Deleted Member Posted October 30, 2010 Posted October 30, 2010 In my experience, most gays - perhaps the nicest ones, are invisible or just in town passing off as straight. The beautiful ones are out & taken, and probably very happy, the seedy or desperate ones are in clubs & bars hoping to be picked up for cheap sex, and the nice, ordinary ones I'd probably get on with are never actually seen, and are therefore out of range. Anyone else feel like this, or is Cardiff, or me just 'special'? (cough!).
Ro**** Posted October 30, 2010 Posted October 30, 2010 I think that's a pretty clear estimation actually.
elSac08 Posted October 30, 2010 Posted October 30, 2010 Totally agree - the other kind is so much easier to find (and harder to lose)

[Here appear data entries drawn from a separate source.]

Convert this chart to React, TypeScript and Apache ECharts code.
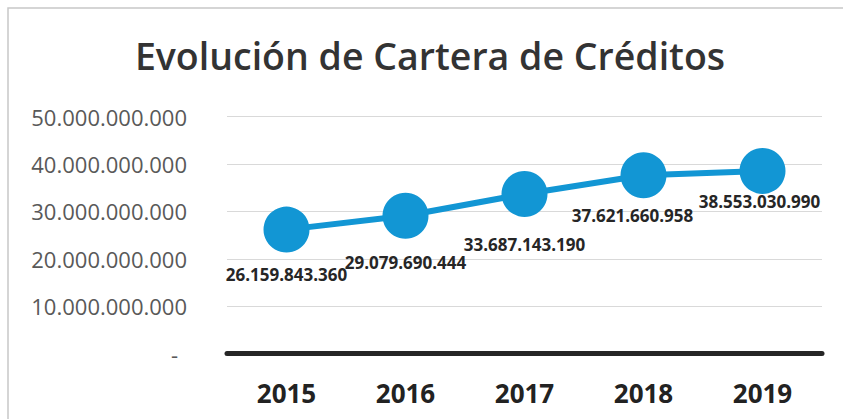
import React, { useEffect, useRef } from "react";
import * as echarts from "echarts";

const titleText = "Evolución de Cartera de Créditos";
const years = ["2015", "2016", "2017", "2018", "2019"];
const cartera = [26159843360, 29079690444, 33687143190, 37621660958, 38553030990];
const yTicks = [0, 10000000000, 20000000000, 30000000000, 40000000000, 50000000000];
const labelOffsets = [
  [0, 45],
  [0, 47],
  [0, 51],
  [-11, 40],
  [-3, 31],
];

const fmt = (v: number) => {
  if (v === 0) return "{d|-}";
  return Math.round(v)
    .toString()
    .replace(/\B(?=(\d{3})+(?!\d))/g, ".");
};

export default function App() {
  const ref = useRef<HTMLDivElement>(null);
  useEffect(() => {
    document.body.style.margin = "0";
    const chart = echarts.init(ref.current!, null, { renderer: "svg" });
    const font = "'Open Sans', 'Noto Sans', sans-serif";
    chart.setOption({
      animation: false,
      backgroundColor: "#ffffff",
      textStyle: { fontFamily: font },
      title: {
        text: titleText,
        left: 425,
        top: 31,
        textAlign: "center",
        textStyle: {
          fontFamily: font,
          fontSize: 37.5,
          fontWeight: 600,
          color: "#333333",
        },
      },
      graphic: [
        {
          type: "rect",
          shape: { x: 8, y: 8, width: 900, height: 500 },
          style: { fill: "none", stroke: "#c8c8c8", lineWidth: 1.5 },
          silent: true,
        },
      ],
      grid: { left: 227, right: 21, top: 116.7, bottom: 65.5, containLabel: false },
      xAxis: {
        type: "category",
        data: years,
        boundaryGap: true,
        axisLine: { show: true, lineStyle: { color: "#262626", width: 5 } },
        axisTick: { show: false },
        axisLabel: {
          margin: 26,
          fontFamily: font,
          fontSize: 26,
          fontWeight: "bold",
          color: "#222222",
        },
      },
      yAxis: {
        type: "value",
        min: yTicks[0],
        max: yTicks[yTicks.length - 1],
        interval: yTicks[1] - yTicks[0],
        axisLine: { show: false },
        axisTick: { show: false },
        splitLine: { lineStyle: { color: "#d9d9d9", width: 1 } },
        axisLabel: {
          margin: 40,
          fontFamily: font,
          fontSize: 22,
          color: "#595959",
          formatter: (v: number) => fmt(v),
          rich: { d: { fontFamily: font, fontSize: 22, color: "#595959", padding: [0, 9, 0, 0] } },
        },
      },
      series: [
        {
          type: "line",
          data: cartera.map((v, i) => ({
            value: v,
            label: { offset: labelOffsets[i] },
          })),
          symbol: "circle",
          symbolSize: 46,
          lineStyle: { color: "#1296d4", width: 6 },
          itemStyle: { color: "#1296d4" },
          label: {
            show: true,
            position: "inside",
            formatter: (p: any) => fmt(p.value),
            fontFamily: font,
            fontSize: 17,
            fontWeight: "bold",
            color: "#262626",
          },
          z: 3,
        },
      ],
    });
    return () => chart.dispose();
  }, []);
  return <div ref={ref} style={{ width: 843, height: 419 }} />;
}
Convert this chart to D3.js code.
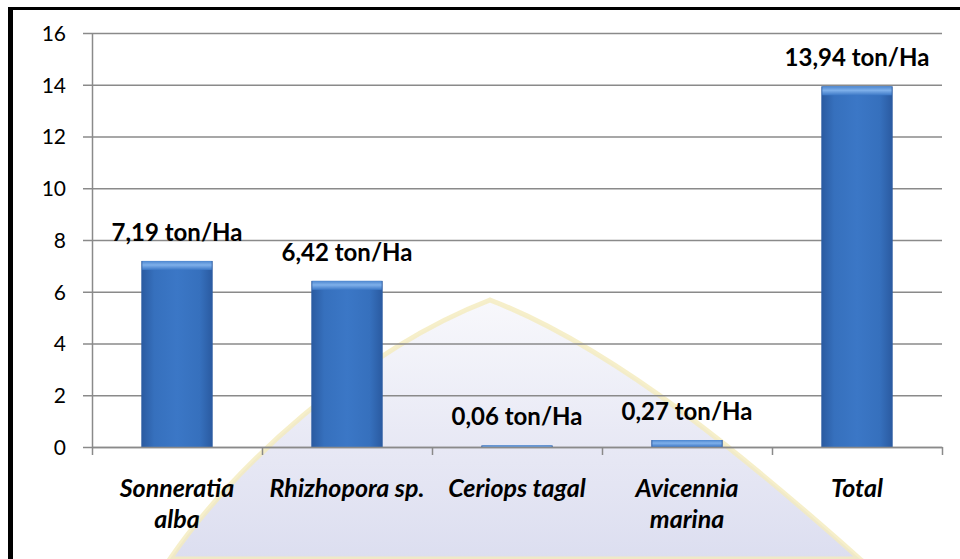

Derek_Clay Posted October 30, 2010 Posted October 30, 2010 them and also the submissive types as well to be honest me i happen to be a former closet type turned out of the closet submissive gay man myself but then i happen to have a thing for authority figures when it comes to a reasonalbly harmless mutually consenting and enjoyable master-slave/pet lovers relationship as doms subs relationships go
Es**** Posted October 31, 2010 Posted October 31, 2010 totally agree!!! I wanna meet someone like that :/
Wi**** Posted October 31, 2010 Posted October 31, 2010 eh iv known some that are nice... and they werent in the closet
Johnny_David Posted October 31, 2010 Posted October 31, 2010 I'm not totally in the closet,and my friends say that I'm nice,and I am. Why be an angry gay when there are so many gay-haters?
elSac08 Posted October 31, 2010 Posted October 31, 2010 I guess that my take on this is that each of us should be doing that with which we feel comfortable; we don't have the right to tell another guy what he should be doing. I feel that coming out is a triple gift: first to ourselves - it's the freedom to be who we are as individuals and not hide anything or be ashamed of who and what we are. Secondly, it's a gift to other gay men, proclaiming that we are part of . . . And thirdly, it's a gift to society in general - letting the "world" know that we are out and proud of who and what we are. I came out of the closet at the age of 52, after 25 years of marriage to a woman. I have 2 wonderful adult sons - wouldn't trade that for anything. Was staying in the closet all of those years a mistake? At first, I felt it was; yet I can't say that today. Had I not been married, and stayed in that "situation," the world would not have these 2 awesome men. So something great resulted; I don't regret the past and truly appreciate today for what it is.
Daniel_Greanya Posted October 31, 2010 Posted October 31, 2010 Dont give up hope, the right guy is out there.
Johnny_David Posted October 31, 2010 Posted October 31, 2010 I've been saying that for years. It's a myth.
Ro**** Posted October 31, 2010 Posted October 31, 2010 I agree with johnny. lol Even if the right guy is out there, the odds of meeting him aren't very high. Just look at the way heterosexuals and even bisexuals like myself go through the same issue. And you'd think as a bisexual, it'd be easier not being limited on gender.
Johnny_David Posted November 1, 2010 Posted November 1, 2010 It's true Robert. People say things like,"your soul mate is out there". They maybe right,but in a world with the populkation of over 6 billion what are the chances of meeting this so-called soul mate?
Ro**** Posted November 2, 2010 Posted November 2, 2010 Precisely. That's the reason I don't tell people things like that. And the reason I've decided to just give up on dating either gender. What IS love anyway, other than a neurochemical reaction? Apparently that makes me a mean person though.
Johnny_David Posted November 2, 2010 Posted November 2, 2010 You're being realistic,and I don't think you're mean,I do however disagree with the neurochemical reaction thing. I mean I wouldn't mind being in love I just don't think that the possibility stands for me.
Ro**** Posted November 3, 2010 Posted November 3, 2010 I could be wrong about the way I view it, but I'm a scientist by nature. I do agree that love is becoming less and less of a possibility in this world, though. That fact just seems to be hitting us harder than it does the rest of the world because we're already a misrepresented and/or unacknowledged minority. It doesn't help that so many are ***d to keep to themselves for *** of consequences either.